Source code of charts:
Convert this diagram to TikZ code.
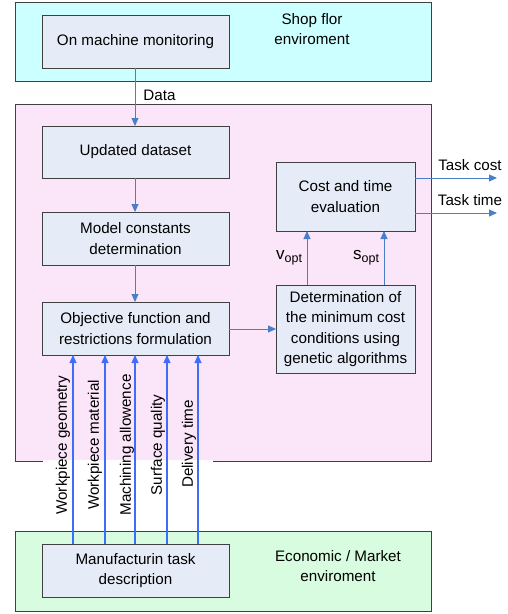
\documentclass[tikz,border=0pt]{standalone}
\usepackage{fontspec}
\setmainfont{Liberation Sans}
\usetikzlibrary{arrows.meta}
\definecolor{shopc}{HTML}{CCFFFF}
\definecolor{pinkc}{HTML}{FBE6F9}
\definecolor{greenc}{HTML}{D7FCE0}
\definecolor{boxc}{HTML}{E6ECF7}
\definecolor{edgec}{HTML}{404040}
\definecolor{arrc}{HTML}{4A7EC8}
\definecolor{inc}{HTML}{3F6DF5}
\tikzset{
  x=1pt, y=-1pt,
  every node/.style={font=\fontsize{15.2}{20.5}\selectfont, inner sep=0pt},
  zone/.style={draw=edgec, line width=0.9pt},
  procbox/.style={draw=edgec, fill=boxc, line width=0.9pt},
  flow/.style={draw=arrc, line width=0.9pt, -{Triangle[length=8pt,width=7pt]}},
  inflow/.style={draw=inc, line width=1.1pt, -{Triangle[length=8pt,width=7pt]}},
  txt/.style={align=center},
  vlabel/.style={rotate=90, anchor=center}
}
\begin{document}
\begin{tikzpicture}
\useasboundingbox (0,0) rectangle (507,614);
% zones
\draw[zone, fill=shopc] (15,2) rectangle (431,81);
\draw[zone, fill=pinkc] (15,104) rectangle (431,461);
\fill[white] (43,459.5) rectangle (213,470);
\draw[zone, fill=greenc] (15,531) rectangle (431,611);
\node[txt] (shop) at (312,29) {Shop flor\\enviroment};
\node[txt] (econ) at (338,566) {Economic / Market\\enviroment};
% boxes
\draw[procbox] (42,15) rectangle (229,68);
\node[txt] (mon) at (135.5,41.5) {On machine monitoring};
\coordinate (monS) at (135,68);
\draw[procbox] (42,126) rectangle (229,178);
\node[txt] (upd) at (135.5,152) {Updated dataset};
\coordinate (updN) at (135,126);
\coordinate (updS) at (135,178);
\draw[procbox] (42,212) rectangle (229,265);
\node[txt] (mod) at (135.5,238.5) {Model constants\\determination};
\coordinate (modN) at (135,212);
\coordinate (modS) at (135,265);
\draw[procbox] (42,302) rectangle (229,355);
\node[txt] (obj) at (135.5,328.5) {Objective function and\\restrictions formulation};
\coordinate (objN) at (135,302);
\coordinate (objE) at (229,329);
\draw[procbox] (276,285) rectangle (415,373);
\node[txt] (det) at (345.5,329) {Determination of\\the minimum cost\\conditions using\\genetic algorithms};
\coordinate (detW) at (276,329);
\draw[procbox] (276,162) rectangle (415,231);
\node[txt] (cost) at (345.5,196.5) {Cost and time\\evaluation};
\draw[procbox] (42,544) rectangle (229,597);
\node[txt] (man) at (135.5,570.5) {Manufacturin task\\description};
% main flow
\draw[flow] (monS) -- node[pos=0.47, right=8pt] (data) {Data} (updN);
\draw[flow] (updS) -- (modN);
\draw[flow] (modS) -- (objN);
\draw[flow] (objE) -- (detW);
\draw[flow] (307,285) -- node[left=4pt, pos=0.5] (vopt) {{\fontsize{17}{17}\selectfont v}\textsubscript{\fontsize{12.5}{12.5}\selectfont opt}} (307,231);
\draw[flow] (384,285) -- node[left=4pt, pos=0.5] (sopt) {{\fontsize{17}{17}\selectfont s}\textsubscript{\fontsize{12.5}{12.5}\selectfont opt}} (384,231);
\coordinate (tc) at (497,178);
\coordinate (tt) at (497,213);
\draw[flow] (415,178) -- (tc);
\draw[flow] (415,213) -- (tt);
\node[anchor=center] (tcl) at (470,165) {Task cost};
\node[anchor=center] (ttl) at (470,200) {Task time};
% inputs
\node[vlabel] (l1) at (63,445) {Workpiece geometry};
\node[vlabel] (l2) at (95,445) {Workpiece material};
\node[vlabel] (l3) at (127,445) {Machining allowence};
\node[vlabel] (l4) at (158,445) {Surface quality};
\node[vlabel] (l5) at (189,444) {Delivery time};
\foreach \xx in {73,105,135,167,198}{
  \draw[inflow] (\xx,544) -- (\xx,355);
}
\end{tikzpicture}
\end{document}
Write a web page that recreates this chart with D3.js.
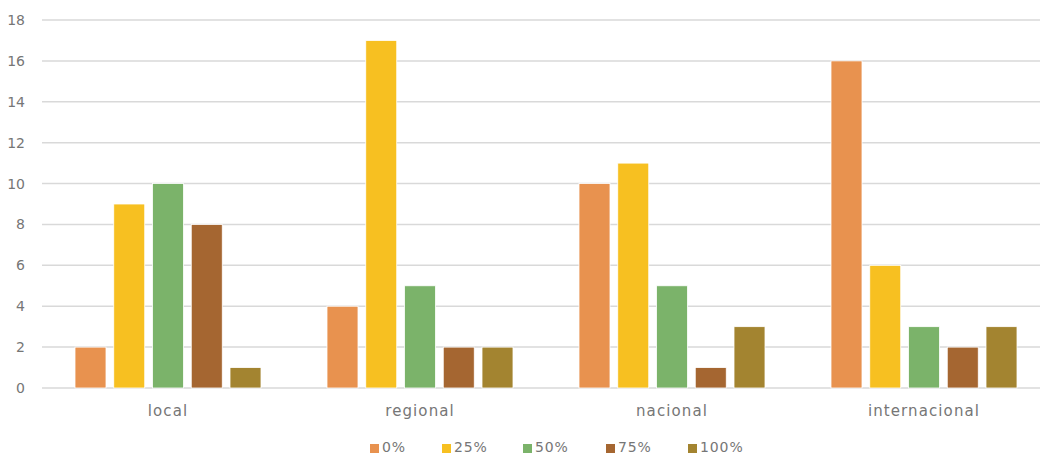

GOAL » Extract all the entries word for word; omit any pictures.

WORKED ANSWER »
Convert this diagram to TikZ code.
\documentclass[tikz,border=0pt]{standalone}
\usepackage{fontspec}
\setmainfont{Liberation Sans}
\usetikzlibrary{arrows.meta}
\definecolor{shopc}{HTML}{CCFFFF}
\definecolor{pinkc}{HTML}{FBE6F9}
\definecolor{greenc}{HTML}{D7FCE0}
\definecolor{boxc}{HTML}{E6ECF7}
\definecolor{edgec}{HTML}{404040}
\definecolor{arrc}{HTML}{4A7EC8}
\definecolor{inc}{HTML}{3F6DF5}
\tikzset{
  x=1pt, y=-1pt,
  every node/.style={font=\fontsize{15.2}{20.5}\selectfont, inner sep=0pt},
  zone/.style={draw=edgec, line width=0.9pt},
  procbox/.style={draw=edgec, fill=boxc, line width=0.9pt},
  flow/.style={draw=arrc, line width=0.9pt, -{Triangle[length=8pt,width=7pt]}},
  inflow/.style={draw=inc, line width=1.1pt, -{Triangle[length=8pt,width=7pt]}},
  txt/.style={align=center},
  vlabel/.style={rotate=90, anchor=center}
}
\begin{document}
\begin{tikzpicture}
\useasboundingbox (0,0) rectangle (507,614);
% zones
\draw[zone, fill=shopc] (15,2) rectangle (431,81);
\draw[zone, fill=pinkc] (15,104) rectangle (431,461);
\fill[white] (43,459.5) rectangle (213,470);
\draw[zone, fill=greenc] (15,531) rectangle (431,611);
\node[txt] (shop) at (312,29) {Shop flor\\enviroment};
\node[txt] (econ) at (338,566) {Economic / Market\\enviroment};
% boxes
\draw[procbox] (42,15) rectangle (229,68);
\node[txt] (mon) at (135.5,41.5) {On machine monitoring};
\coordinate (monS) at (135,68);
\draw[procbox] (42,126) rectangle (229,178);
\node[txt] (upd) at (135.5,152) {Updated dataset};
\coordinate (updN) at (135,126);
\coordinate (updS) at (135,178);
\draw[procbox] (42,212) rectangle (229,265);
\node[txt] (mod) at (135.5,238.5) {Model constants\\determination};
\coordinate (modN) at (135,212);
\coordinate (modS) at (135,265);
\draw[procbox] (42,302) rectangle (229,355);
\node[txt] (obj) at (135.5,328.5) {Objective function and\\restrictions formulation};
\coordinate (objN) at (135,302);
\coordinate (objE) at (229,329);
\draw[procbox] (276,285) rectangle (415,373);
\node[txt] (det) at (345.5,329) {Determination of\\the minimum cost\\conditions using\\genetic algorithms};
\coordinate (detW) at (276,329);
\draw[procbox] (276,162) rectangle (415,231);
\node[txt] (cost) at (345.5,196.5) {Cost and time\\evaluation};
\draw[procbox] (42,544) rectangle (229,597);
\node[txt] (man) at (135.5,570.5) {Manufacturin task\\description};
% main flow
\draw[flow] (monS) -- node[pos=0.47, right=8pt] (data) {Data} (updN);
\draw[flow] (updS) -- (modN);
\draw[flow] (modS) -- (objN);
\draw[flow] (objE) -- (detW);
\draw[flow] (307,285) -- node[left=4pt, pos=0.5] (vopt) {{\fontsize{17}{17}\selectfont v}\textsubscript{\fontsize{12.5}{12.5}\selectfont opt}} (307,231);
\draw[flow] (384,285) -- node[left=4pt, pos=0.5] (sopt) {{\fontsize{17}{17}\selectfont s}\textsubscript{\fontsize{12.5}{12.5}\selectfont opt}} (384,231);
\coordinate (tc) at (497,178);
\coordinate (tt) at (497,213);
\draw[flow] (415,178) -- (tc);
\draw[flow] (415,213) -- (tt);
\node[anchor=center] (tcl) at (470,165) {Task cost};
\node[anchor=center] (ttl) at (470,200) {Task time};
% inputs
\node[vlabel] (l1) at (63,445) {Workpiece geometry};
\node[vlabel] (l2) at (95,445) {Workpiece material};
\node[vlabel] (l3) at (127,445) {Machining allowence};
\node[vlabel] (l4) at (158,445) {Surface quality};
\node[vlabel] (l5) at (189,444) {Delivery time};
\foreach \xx in {73,105,135,167,198}{
  \draw[inflow] (\xx,544) -- (\xx,355);
}
\end{tikzpicture}
\end{document}
Write a web page that recreates this chart with D3.js.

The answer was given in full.